I lived there in the late 80’s. Leann Chin steamtable pick/buy/to-go outlets. I still miss those. Building next to my apartment/over/businesses had a Vietnamese restaurant that never cleaned anything and would start the vent grease traps on fire about once a month. Stand on the sidewalk on ice at -20 barefoot because I had to convince a firefighter that I lived next door and I wanted to know if I had to pack my cats and evacuate.
I’ll echo TSOJ, I grew up in a northern Chicago suburb. “Foreign food”; chow mien, spaghetti sauce and even tamales came from a can. But my Dad would sometimes pick up exotic stuff before his commute home. We tried caviar, chocolate covered bugs, rattlesnake and even whale (but still in cans). Now I’ll try anything…sometimes.
Mmmmmm, Soylent Green.
I learned about real foreign foods while stationed in the far east. My first taste of sushi was lubricated by liberal amounts of sake. My wife is from Korea, so we eat a lot of Seoul food.

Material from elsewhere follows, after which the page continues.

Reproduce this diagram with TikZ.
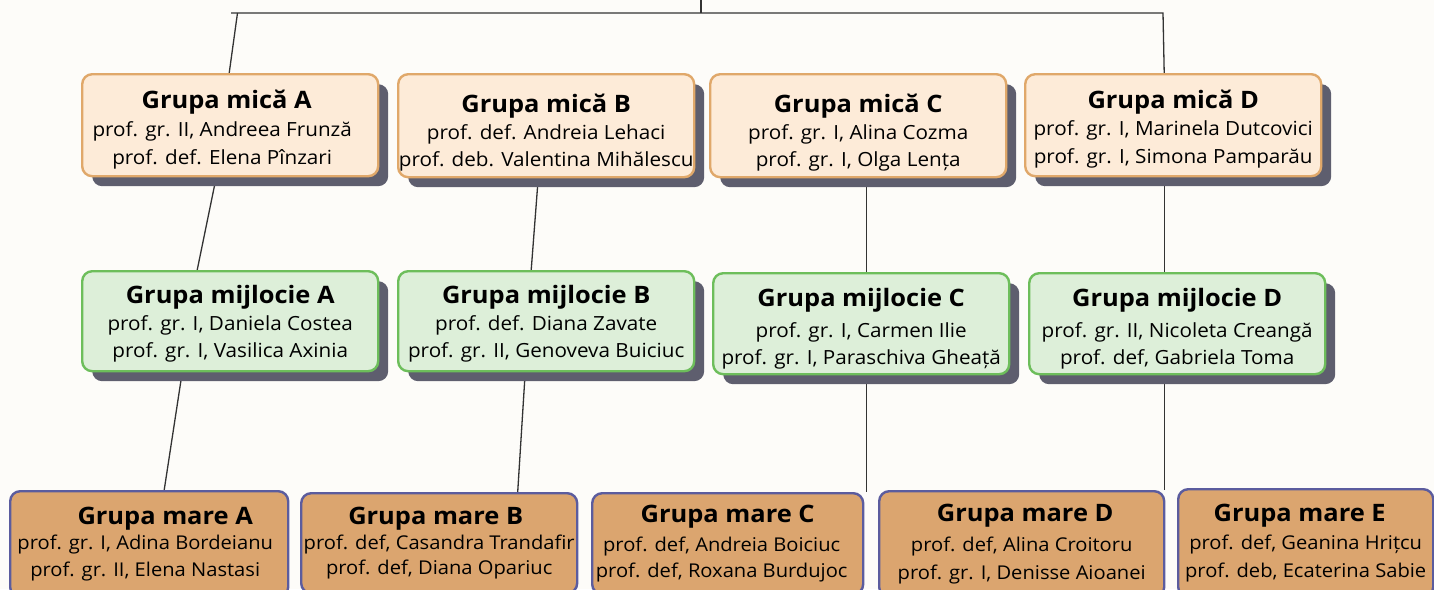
\documentclass[tikz,border=0pt]{standalone}
\usepackage{fontspec}
\setmainfont{Open Sans}[FakeStretch=1.06]
\usetikzlibrary{shadows,calc}
\definecolor{bgc}{HTML}{FDFCF9}
\definecolor{micaF}{HTML}{FDEBD8}
\definecolor{micaD}{HTML}{E0A86A}
\definecolor{mijF}{HTML}{DDEFD9}
\definecolor{mijD}{HTML}{6DBE5B}
\definecolor{mareF}{HTML}{DBA56F}
\definecolor{mareD}{HTML}{5B5C9E}
\definecolor{shc}{HTML}{5E5E6E}
\definecolor{linec}{HTML}{333333}
\pgfdeclarelayer{back}
\pgfdeclarelayer{lines}
\pgfsetlayers{back,lines,main}
\newcommand\grtitle[2][0pt]{{\fontsize{24}{28}\selectfont\bfseries\rule{0pt}{#1}#2}}
\newcommand\padR[1]{\kern#1\null}
\newcommand\padL[1]{\null\kern#1}
\begin{document}
\begin{tikzpicture}[x=1pt,y=-1pt,
  grp/.style={rounded corners=10pt, line width=2.4pt, inner sep=0pt, align=center,
    anchor=north west, text=black},
  shd/.style={drop shadow={shadow xshift=10pt, shadow yshift=-10pt, fill=shc, opacity=1}},
  mica/.style={grp, shd, fill=micaF, draw=micaD, minimum width=296pt, minimum height=102pt},
  mij/.style={grp, shd, fill=mijF, draw=mijD, minimum width=296pt, minimum height=100pt},
  mare/.style={grp, fill=mareF, draw=mareD},
  bs/.style={font=\fontsize{19.5}{#1}\selectfont},
  bm/.style={font=\fontsize{19}{#1}\selectfont},
  conn/.style={draw=linec, line width=1.3pt}
]
\useasboundingbox (0,0) rectangle (1434,589);
\begin{pgfonlayer}{back}
\fill[bgc] (0,0) rectangle (1434,589);
\end{pgfonlayer}

% row 1
\node[mica, bs=28] (micaA) at (81,73) {\grtitle[26.5pt]{Grupa mică A}\padR{7pt}\\ prof. gr. II, Andreea Frunză\padR{16pt}\\ prof. def. Elena Pînzari\padR{16pt}};
\node[mica, bs=27, minimum height=103pt] (micaB) at (397,73) {\grtitle[31.5pt]{Grupa mică B}\\ prof. def. Andreia Lehaci\\ prof. deb. Valentina Mihălescu};
\node[mica, bs=27, minimum height=103pt] (micaC) at (709,73) {\grtitle[31.5pt]{Grupa mică C}\\ prof. gr. I, Alina Cozma\\ prof. gr. I, Olga Lența};
\node[mica, bs=28] (micaD) at (1024,73) {\grtitle[25.5pt]{Grupa mică D}\\[-1pt] prof. gr. I, Marinela Dutcovici\\ prof. gr. I, Simona Pamparău};

% row 2
\node[mij, bs=27] (mijA) at (81,270) {\grtitle[22.5pt]{Grupa mijlocie A}\\ prof. gr. I, Daniela Costea\\ prof. gr. I, Vasilica Axinia};
\node[mij, bs=27] (mijB) at (397,270) {\grtitle[22.5pt]{Grupa mijlocie B}\\ prof. def. Diana Zavate\\ prof. gr. II, Genoveva Buiciuc};
\node[mij, bs=27, minimum height=101pt] (mijC) at (712,272) {\grtitle[27.5pt]{Grupa mijlocie C}\\[4pt] prof. gr. I, Carmen Ilie\\ prof. gr. I, Paraschiva Gheață};
\node[mij, bs=27, minimum height=101pt] (mijD) at (1028,272) {\grtitle[27.5pt]{Grupa mijlocie D}\\[4pt] prof. gr. II, Nicoleta Creangă\\ prof. def, Gabriela Toma};

% row 3
\node[mare, bm=27, minimum width=278pt, minimum height=106pt] (mareA) at (9,490) {\padL{32pt}\grtitle{Grupa mare A}\\[-2pt] prof. gr. I, Adina Bordeianu\padR{8pt}\\ prof. gr. II, Elena Nastasi\padR{8pt}};
\node[mare, bm=25, minimum width=276pt, minimum height=100pt] (mareB) at (300,492) {\grtitle{Grupa mare B}\padR{7pt}\\ prof. def, Casandra Trandafir\\ prof. def, Diana Opariuc};
\node[mare, bm=26, minimum width=271pt, minimum height=101pt] (mareC) at (591,492) {\grtitle{Grupa mare C}\\[3pt] prof. def, Andreia Boiciuc\padR{12pt}\\ prof. def, Roxana Burdujoc\padR{12pt}};
\node[mare, bm=28, minimum width=285pt, minimum height=106pt] (mareD) at (878,490) {\padL{7pt}\grtitle{Grupa mare D}\\[2pt] prof. def, Alina Croitoru\\ prof. gr. I, Denisse Aioanei};
\node[mare, bm=28, minimum width=255pt, minimum height=108pt] (mareE) at (1177,488) {\grtitle{Grupa mare E}\padR{12pt}\\ prof. def, Geanina Hrițcu\\ prof. deb, Ecaterina Sabie};

\begin{pgfonlayer}{lines}
\coordinate (topE) at (701,0);
\coordinate (topJ) at (701,13);
\coordinate (hl) at (231,13);
\coordinate (hr) at (1163,13);
\coordinate (sA) at (237.5,13);
\draw[conn] (topE) -- (topJ);
\draw[conn] (hl) -- (hr) -- ([xshift=-9pt]micaD.north);
\draw[conn] (sA) -- ([xshift=-1pt]micaA.north);
\draw[conn] ([xshift=-14pt]micaA.south) -- ([xshift=-33pt]mijA.north);
\draw[conn] ([xshift=-48pt]mijA.south) -- ([xshift=15pt]mareA.north);
\draw[conn] ([xshift=-8pt]micaB.south) -- ([xshift=-15pt]mijB.north);
\draw[conn] ([xshift=-21pt]mijB.south) -- ([xshift=78.5pt]mareB.north);
\draw[conn] ([xshift=8pt]micaC.south) -- ([xshift=5pt]mijC.north);
\draw[conn] ([xshift=5pt]mijC.south) -- ([xshift=5pt]mijC.south |- mareC.north);
\draw[conn] ([xshift=-9pt]micaD.south) -- ([xshift=-13pt]mijD.north);
\draw[conn] ([xshift=-13pt]mijD.south) -- ([xshift=-13pt]mijD.south |- mareD.north);
\end{pgfonlayer}
\end{tikzpicture}
\end{document}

While my personal diet falls firmly between horrifying and atrocious I will state I have never had a serious taste for MREs. In spite of that some were actually pretty decent as long as you were not stuck eating them for three to four weeks waiting for a convoy to refill the DFAC. My personal preferences were the jambalaya, enchilada and chili-mac. With the exception of a few dissenters the absolute worst was the chicken breast. No effort could make that thing edible.
In the early 1970’s I bought some WWII surplus C-Rations. My father who had been in Korea (they ate leftovers) said WHY?!?!?!? Because I wanted to try it. I bought 4 and got cigarettes in one, chocolate in one (he said those were the coveted ones, how did I rate?) and one was scrambled eggs and the other some sort of potted meat. I have eaten a LOT better. He declined burning the smokes. Mom lit one and put it out as fast as she could, it hadn’t aged well apparently. The chocolate was well bloomed but. An interesting history lesson. I used to buy surplus MRE’s for camping and I’ll agree the chicken breasts are pretty dismal. Only complaint I really had was they sold the heat packs separately and they were almost as much as the meals. Though it made for convenient scarf away from campsite.
Any MRE with jalapeno cheese is automatically the best one, anyway.